▶ [INPUT]
§ §

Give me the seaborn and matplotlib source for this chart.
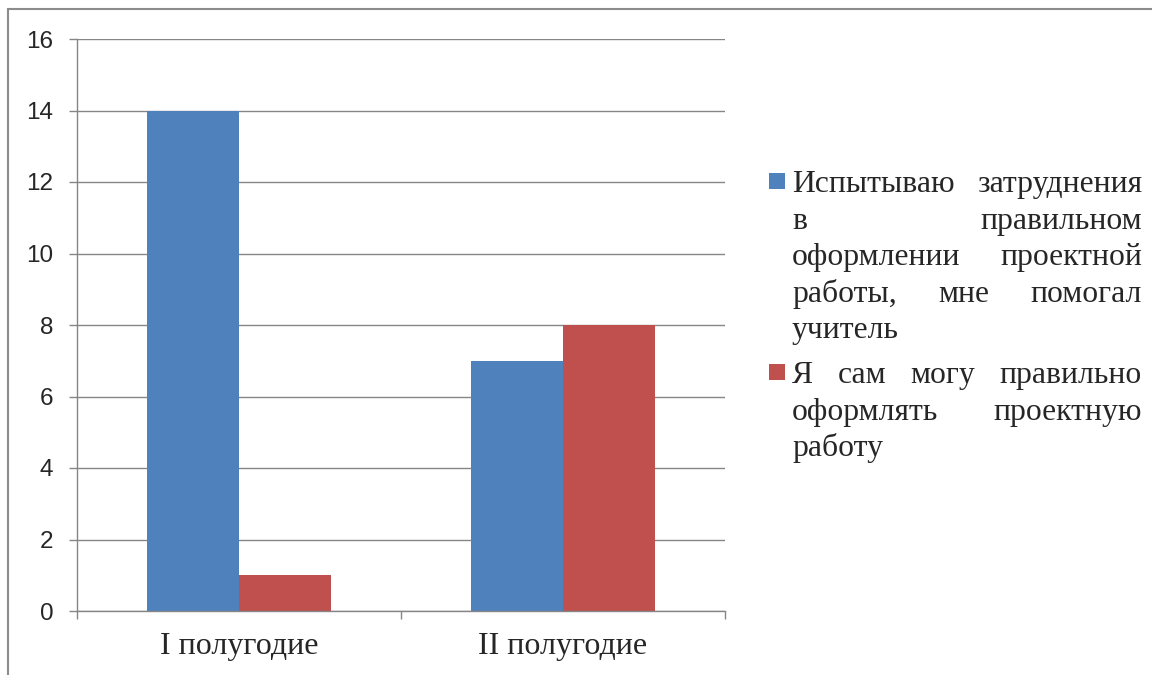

§ §

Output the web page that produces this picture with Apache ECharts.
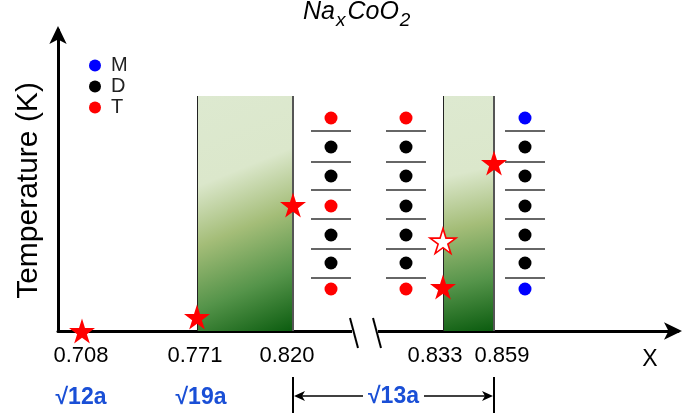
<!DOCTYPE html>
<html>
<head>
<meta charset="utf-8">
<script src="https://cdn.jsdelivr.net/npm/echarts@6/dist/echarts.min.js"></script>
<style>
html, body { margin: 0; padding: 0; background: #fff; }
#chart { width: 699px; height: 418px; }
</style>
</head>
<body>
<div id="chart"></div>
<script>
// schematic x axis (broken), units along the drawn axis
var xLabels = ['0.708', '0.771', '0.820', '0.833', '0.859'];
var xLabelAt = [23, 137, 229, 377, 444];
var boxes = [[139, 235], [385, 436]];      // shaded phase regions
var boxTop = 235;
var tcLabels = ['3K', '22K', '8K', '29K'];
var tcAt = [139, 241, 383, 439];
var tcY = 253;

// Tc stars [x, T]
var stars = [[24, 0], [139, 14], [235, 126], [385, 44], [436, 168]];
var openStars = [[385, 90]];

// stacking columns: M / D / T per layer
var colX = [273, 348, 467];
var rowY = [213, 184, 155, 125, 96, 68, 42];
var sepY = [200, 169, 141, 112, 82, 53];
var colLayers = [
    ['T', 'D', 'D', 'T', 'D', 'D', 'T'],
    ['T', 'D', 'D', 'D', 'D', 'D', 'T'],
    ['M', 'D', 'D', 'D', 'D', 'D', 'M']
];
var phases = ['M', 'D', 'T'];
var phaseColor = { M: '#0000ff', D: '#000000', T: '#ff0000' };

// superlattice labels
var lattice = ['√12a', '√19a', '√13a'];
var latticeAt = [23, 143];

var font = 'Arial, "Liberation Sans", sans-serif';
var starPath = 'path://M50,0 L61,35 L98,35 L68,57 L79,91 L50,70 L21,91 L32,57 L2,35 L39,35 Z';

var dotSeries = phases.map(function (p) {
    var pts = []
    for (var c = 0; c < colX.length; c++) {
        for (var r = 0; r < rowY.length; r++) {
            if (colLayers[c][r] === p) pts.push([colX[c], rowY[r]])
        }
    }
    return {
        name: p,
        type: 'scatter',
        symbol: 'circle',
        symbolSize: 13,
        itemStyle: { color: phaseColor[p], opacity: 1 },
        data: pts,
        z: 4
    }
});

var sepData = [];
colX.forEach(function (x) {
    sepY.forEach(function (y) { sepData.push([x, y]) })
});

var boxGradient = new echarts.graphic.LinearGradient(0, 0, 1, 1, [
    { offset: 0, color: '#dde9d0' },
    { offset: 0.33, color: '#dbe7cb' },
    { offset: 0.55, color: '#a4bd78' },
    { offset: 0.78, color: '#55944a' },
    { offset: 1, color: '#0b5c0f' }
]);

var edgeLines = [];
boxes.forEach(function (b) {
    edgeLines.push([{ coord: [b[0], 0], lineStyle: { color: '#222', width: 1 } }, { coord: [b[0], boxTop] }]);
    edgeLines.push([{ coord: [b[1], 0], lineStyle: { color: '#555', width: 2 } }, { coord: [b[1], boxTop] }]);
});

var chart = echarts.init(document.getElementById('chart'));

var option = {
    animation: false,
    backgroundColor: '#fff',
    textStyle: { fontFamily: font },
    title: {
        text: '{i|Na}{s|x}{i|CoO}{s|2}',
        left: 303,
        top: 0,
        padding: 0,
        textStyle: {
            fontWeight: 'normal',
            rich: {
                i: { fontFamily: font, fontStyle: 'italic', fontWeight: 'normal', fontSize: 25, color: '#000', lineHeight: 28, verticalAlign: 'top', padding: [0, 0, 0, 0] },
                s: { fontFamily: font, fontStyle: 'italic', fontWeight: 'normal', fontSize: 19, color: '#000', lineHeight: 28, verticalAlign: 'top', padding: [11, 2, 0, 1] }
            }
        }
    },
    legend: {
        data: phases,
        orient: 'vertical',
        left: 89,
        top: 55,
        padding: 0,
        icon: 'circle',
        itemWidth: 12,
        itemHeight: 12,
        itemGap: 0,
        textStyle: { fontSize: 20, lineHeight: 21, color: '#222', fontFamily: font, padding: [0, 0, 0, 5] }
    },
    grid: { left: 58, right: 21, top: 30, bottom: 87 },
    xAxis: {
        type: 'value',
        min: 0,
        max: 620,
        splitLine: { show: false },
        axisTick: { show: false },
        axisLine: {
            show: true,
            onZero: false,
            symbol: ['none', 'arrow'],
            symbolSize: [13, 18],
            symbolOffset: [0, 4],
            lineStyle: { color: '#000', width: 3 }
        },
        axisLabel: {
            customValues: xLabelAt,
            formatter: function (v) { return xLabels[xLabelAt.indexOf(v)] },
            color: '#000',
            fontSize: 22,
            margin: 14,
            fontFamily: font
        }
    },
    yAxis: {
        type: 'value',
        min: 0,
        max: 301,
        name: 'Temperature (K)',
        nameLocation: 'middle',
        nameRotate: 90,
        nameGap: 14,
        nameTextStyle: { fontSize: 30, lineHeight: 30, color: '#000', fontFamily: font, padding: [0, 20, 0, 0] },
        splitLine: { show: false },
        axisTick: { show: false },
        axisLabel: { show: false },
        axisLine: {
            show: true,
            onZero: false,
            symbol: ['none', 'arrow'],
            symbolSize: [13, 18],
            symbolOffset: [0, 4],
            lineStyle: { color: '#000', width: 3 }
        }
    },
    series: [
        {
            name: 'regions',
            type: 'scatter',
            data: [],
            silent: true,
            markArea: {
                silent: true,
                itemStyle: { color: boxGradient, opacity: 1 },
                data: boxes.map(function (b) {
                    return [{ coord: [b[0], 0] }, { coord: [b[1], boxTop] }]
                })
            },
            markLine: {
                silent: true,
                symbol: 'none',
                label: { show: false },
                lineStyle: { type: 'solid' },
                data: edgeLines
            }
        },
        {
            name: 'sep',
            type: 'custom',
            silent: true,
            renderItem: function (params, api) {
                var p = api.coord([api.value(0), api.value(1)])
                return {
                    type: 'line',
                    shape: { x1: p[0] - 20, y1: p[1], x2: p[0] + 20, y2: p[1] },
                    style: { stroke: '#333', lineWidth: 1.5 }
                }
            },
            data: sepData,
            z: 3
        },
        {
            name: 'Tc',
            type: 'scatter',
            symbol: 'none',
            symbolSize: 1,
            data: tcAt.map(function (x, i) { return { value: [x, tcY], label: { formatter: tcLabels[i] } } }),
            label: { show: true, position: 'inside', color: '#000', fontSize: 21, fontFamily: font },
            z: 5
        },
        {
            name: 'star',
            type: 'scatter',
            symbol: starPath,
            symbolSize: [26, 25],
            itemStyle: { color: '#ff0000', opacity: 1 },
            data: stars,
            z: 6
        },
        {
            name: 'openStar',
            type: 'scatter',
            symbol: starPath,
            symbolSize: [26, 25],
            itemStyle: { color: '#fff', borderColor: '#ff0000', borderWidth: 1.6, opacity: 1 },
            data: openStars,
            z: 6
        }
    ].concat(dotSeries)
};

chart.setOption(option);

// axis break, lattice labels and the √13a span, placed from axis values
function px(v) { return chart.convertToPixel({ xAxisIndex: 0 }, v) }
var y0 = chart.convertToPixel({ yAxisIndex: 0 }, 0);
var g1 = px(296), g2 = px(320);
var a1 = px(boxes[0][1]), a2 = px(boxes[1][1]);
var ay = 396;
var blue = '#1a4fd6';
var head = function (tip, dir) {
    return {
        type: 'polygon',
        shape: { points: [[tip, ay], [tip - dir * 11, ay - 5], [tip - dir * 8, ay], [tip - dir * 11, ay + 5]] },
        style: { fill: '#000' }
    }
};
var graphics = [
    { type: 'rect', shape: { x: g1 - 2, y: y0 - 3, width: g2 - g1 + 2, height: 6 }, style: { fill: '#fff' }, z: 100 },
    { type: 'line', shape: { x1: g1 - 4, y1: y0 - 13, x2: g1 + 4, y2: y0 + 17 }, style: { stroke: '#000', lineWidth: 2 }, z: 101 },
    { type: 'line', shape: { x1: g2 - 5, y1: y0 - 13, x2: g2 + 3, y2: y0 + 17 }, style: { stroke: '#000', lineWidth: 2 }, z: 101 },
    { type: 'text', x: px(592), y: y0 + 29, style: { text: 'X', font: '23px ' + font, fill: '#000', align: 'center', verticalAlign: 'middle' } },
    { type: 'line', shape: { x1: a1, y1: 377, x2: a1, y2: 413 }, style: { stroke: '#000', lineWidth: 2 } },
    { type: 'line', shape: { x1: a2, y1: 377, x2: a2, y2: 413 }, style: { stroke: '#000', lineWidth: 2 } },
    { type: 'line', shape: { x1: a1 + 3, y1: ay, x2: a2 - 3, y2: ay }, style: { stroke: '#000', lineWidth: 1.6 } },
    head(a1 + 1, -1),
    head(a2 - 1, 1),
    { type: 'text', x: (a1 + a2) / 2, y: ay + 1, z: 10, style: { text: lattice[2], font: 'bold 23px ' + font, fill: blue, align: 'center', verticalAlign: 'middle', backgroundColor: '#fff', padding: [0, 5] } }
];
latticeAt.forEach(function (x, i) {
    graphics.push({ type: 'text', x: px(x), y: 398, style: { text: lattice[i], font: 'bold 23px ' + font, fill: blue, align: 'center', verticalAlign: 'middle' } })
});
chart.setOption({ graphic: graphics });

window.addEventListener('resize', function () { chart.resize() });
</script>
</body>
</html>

§ §

▶ [REQUIRED TASK] Some lines of the data may hold the word "this". Say how many do, with nothing else.

▶ [EXERCISE ANSWER] 2